--- Start Dataset excerpt ---

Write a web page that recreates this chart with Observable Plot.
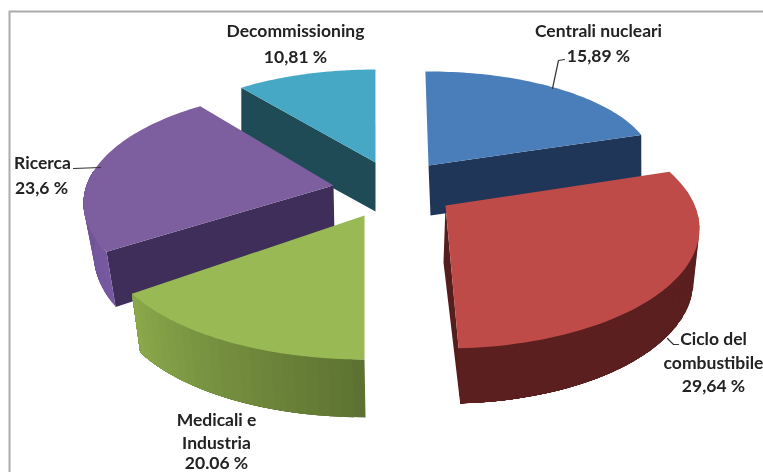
<!DOCTYPE html>
<html>
<head>
<meta charset="utf-8">
<script src="https://cdn.jsdelivr.net/npm/d3@7"></script>
<script src="https://cdn.jsdelivr.net/npm/@observablehq/plot@0.6"></script>
<style>html,body{margin:0;padding:0;background:#fff}svg{display:block;filter:blur(.45px)}</style>
</head>
<body>
<div id="chart"></div>
<script>
const categories = ["Centrali nucleari", "Ciclo del combustibile", "Medicali e Industria", "Ricerca", "Decommissioning"];
const shares = [15.89, 29.64, 20.06, 23.6, 10.81];
const labelLines = [
  ["Centrali nucleari", "15,89 %"],
  ["Ciclo del", "combustibile", "29,64 %"],
  ["Medicali e", "Industria", "20.06 %"],
  ["Ricerca", "23,6 %"],
  ["Decommissioning", "10,81 %"]
];

// Layout of each exploded slice: the reference's 3-D view skews its angles, so
// every slice has a start angle and a sweep factor applied to its share.
const layout = {
  "Centrali nucleari": {apex:[428,165], apexB:[430,215], top:[428,165,225,94], bot:[430,215,223,94], start:-0.8, warp:1.255,
    face:"end", colors:["#4a7ebb","#1f3659","#1f3659","#1f3659"], labelXY:[[598,31],[598,56]]},
  "Ciclo del combustibile": {apex:[445,205], apexB:[443,262], top:[445,228,254,120], bot:[447,281,246,122], start:61.8, warp:1.08,
    face:"end", side:[72,1], colors:["#be4b48","#551d1c","#5a1f1e","#5a1f1e"], labelXY:[[713,339],[713,363],[713,386]]},
  "Medicali e Industria": {apex:[364,215], apexB:[364,270], top:[364,240,260,119], bot:[365,299,252,118], start:180, warp:0.878,
    side:[0,1], colors:["#98b954","#5c7131","#5c7131","#8ba94b"], labelXY:[[216,420],[216,443],[216,463]]},
  "Ricerca": {apex:[333,185], apexB:[334,235], top:[333,203,250,115], bot:[333,252,240,130], start:245.2, warp:0.972,
    face:"start", side:[0,0.5], colors:["#7d5fa0","#3f2d5a","#7659a0","#6f5394"], labelXY:[[42,163],[41,188]]},
  "Decommissioning": {apex:[375,162], apexB:[375,211], top:[375,166,230,97], bot:[375,216,230,97], start:324.3, warp:0.917,
    face:"start", colors:["#46a8c4","#1f4b57","#1f4b57","#1f4b57"], labelXY:[[295,31],[295,57]]}
};
const drawOrder = ["Decommissioning", "Centrali nucleari", "Ricerca", "Ciclo del combustibile", "Medicali e Industria"];

const rad = Math.PI / 180;
const onEllipse = ([cx, cy, rx, ry], a) => [cx + rx * Math.sin(a * rad), cy - ry * Math.cos(a * rad)];
const polys = [];
let pid = 0;
function addPoly(points, color) {
  const id = pid++;
  for (const [x, y] of points) polys.push({id, x, y, color});
}
for (const name of drawOrder) {
  const L = layout[name];
  const a0 = L.start, a1 = a0 + shares[categories.indexOf(name)] * 3.6 * L.warp;
  const [cTop, cFace, cSide1, cSide2] = L.colors;
  if (L.face) {
    const a = L.face === "start" ? a0 : a1;
    addPoly([L.apex, onEllipse(L.top, a), onEllipse(L.bot, a), L.apexB], cFace);
  }
  if (L.side) {
    const from = L.side[0] === 0 ? a0 : L.side[0];
    const to = a0 + (a1 - a0) * L.side[1];
    const n = 24;
    const mix = d3.interpolateRgb(cSide1, cSide2);
    for (let i = 0; i < n; i++) {
      const p = from + (to - from) * i / n;
      // Each strip runs on to the end of the side, and later strips paint over it.
      const arcTop = d3.range(0, 9).map(j => onEllipse(L.top, p + (to - p) * j / 8));
      const arcBot = d3.range(8, -1, -1).map(j => onEllipse(L.bot, p + (to - p) * j / 8));
      addPoly([...arcTop, ...arcBot], mix((i + .5) / n));
    }
  }
  const arc = d3.range(0, 61).map(i => onEllipse(L.top, a0 + (a1 - a0) * i / 60));
  addPoly([L.apex, ...arc], cTop);
}

const labelRows = categories.flatMap(c => labelLines[categories.indexOf(c)].map((t, i) => ({t, x: layout[c].labelXY[i][0], y: layout[c].labelXY[i][1]})));
const leaders = [
  {k:"r", x:73, y:168}, {k:"r", x:100, y:167},
  {k:"c", x:552, y:88}, {k:"c", x:558, y:60}, {k:"c", x:564, y:59},
  {k:"f", x:667, y:338}, {k:"f", x:673, y:344}, {k:"f", x:678, y:344}
];
const frame = [{x:9, y:472}, {x:9, y:11}, {x:763, y:11}];

const plot = Plot.plot({
  width: 763, height: 472, margin: 0,
  x: {domain: [0, 763], range: [0, 763], axis: null},
  y: {domain: [0, 472], range: [0, 472], axis: null},
  color: {type: "identity"},
  style: {fontFamily: "Lato, sans-serif", background: "#fff"},
  marks: [
    Plot.line(frame, {x: "x", y: "y", stroke: "#ababab", strokeWidth: 2}),
    Plot.line(polys, {x: "x", y: "y", z: "id", fill: "color", stroke: "none", curve: "linear-closed"}),
    Plot.line(leaders, {x: "x", y: "y", z: "k", stroke: "#333", strokeWidth: 1.2}),
    Plot.text(labelRows, {x: "x", y: "y", text: "t", fontSize: 17.5, fontWeight: 700, fill: "#222", textAnchor: "middle", lineAnchor: "middle"})
  ]
});
document.getElementById("chart").append(plot);
</script>
</body>
</html>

--- End Dataset excerpt ---

#### [Description of the task]
Tally the lines in this data that hold the word "chart" and state only the count.

#### [Finished answer]
3